Какие только доводы и поводы не придумывали в прошлом, чтобы заслонить себя от внутреннего взгляда! Это было не явлением, а процессом, происходившим то медленно, то быстро. Сомнения, доходившие подчас до отчаянья, смягчались сознанием железной необходимости или исполненного долга. Так, речь Юрия Олеши на Первом съезде писателей была не чем иным, как искренней попыткой заслонить себя от себя самого, редкая по своей доказательности, потому что перед слушателями, как на черно-белом экране, появились тогда два Олеши, не очень искусно разделенные им самим, но уже успевшие отойти на порядочное расстояние.
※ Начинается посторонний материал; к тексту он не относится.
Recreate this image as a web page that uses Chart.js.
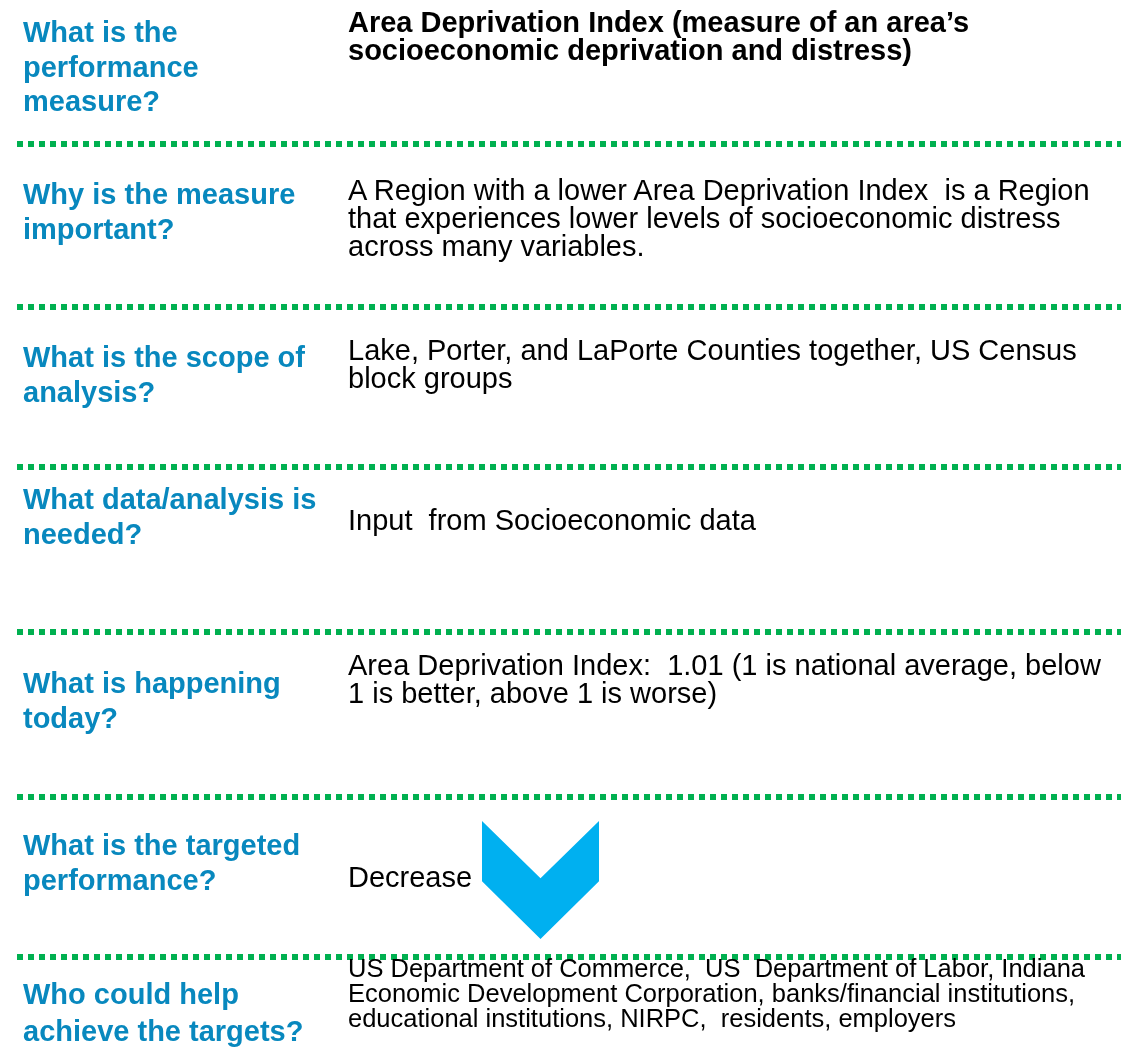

Первый из них еще отбрасывал тень.
Можно ли писать других, видя себя издалека? Да, в самых общих контурах, безуспешно стараясь понять сокровенную сущность явлений. От общего контура до схемы — только шаг, а от схемы не так уж далеко и до «схимы». Это не каламбур. Нечто аскетическое, слепое, восторженно укладывающееся в правила литературного поведения подчас чудилось мне при чтении иных давно и справедливо забытых произведений. Я знаю опытного, талантливого писателя, который, вернувшись в наши дни к своей многократно переиздававшейся книге, сократил ее на двенадцать печатных листов — это много, если вспомнить, что в тургеневских «Отцах и детях» меньше восьми.
Книга выиграла, потеряв прежнюю розовую стройность, хотя она-то и стоила больше всего времени и труда.
Другие писатели, оставаясь собой, никогда не переставали прислушиваться к музыке признания. Ничто не могло заставить их переоценить свою связь с революцией и потерять уважение к этой внутренней связи.
«И если бы Вы этого даже не хотели, революция растворена нами более крепко и разительно, чем Вы можете нацедить ее из дискуссионного крана, — писал Б. Пастернак своим друзьям Т. и Н. Табидзе в 1936 году. — Не обращайтесь к благотворительности, мой друг, надейтесь только на себя! Забирайте глубже земляным буравом, без страха и пощады, но в себя, в себя. И если Вы там не найдете народа, земли и неба, то бросьте поиски, тогда негде и искать. Это ясно, даже если бы мы и не знали искавших по-другому. Разве их мало? И плоды их трудов налицо».
Не пушкинское «И с отвращением читая жизнь мою» повторялось в душе, когда я принялся за эти воспоминания. В прошлом — ошеломляющее, почти нетронутое богатство лиц и картин, небывалых по своей остроте и значению. Можно ли, не всматриваясь в себя, не освободившись от взгляда «поверх вещей», рассказать о них убедительно и правдиво?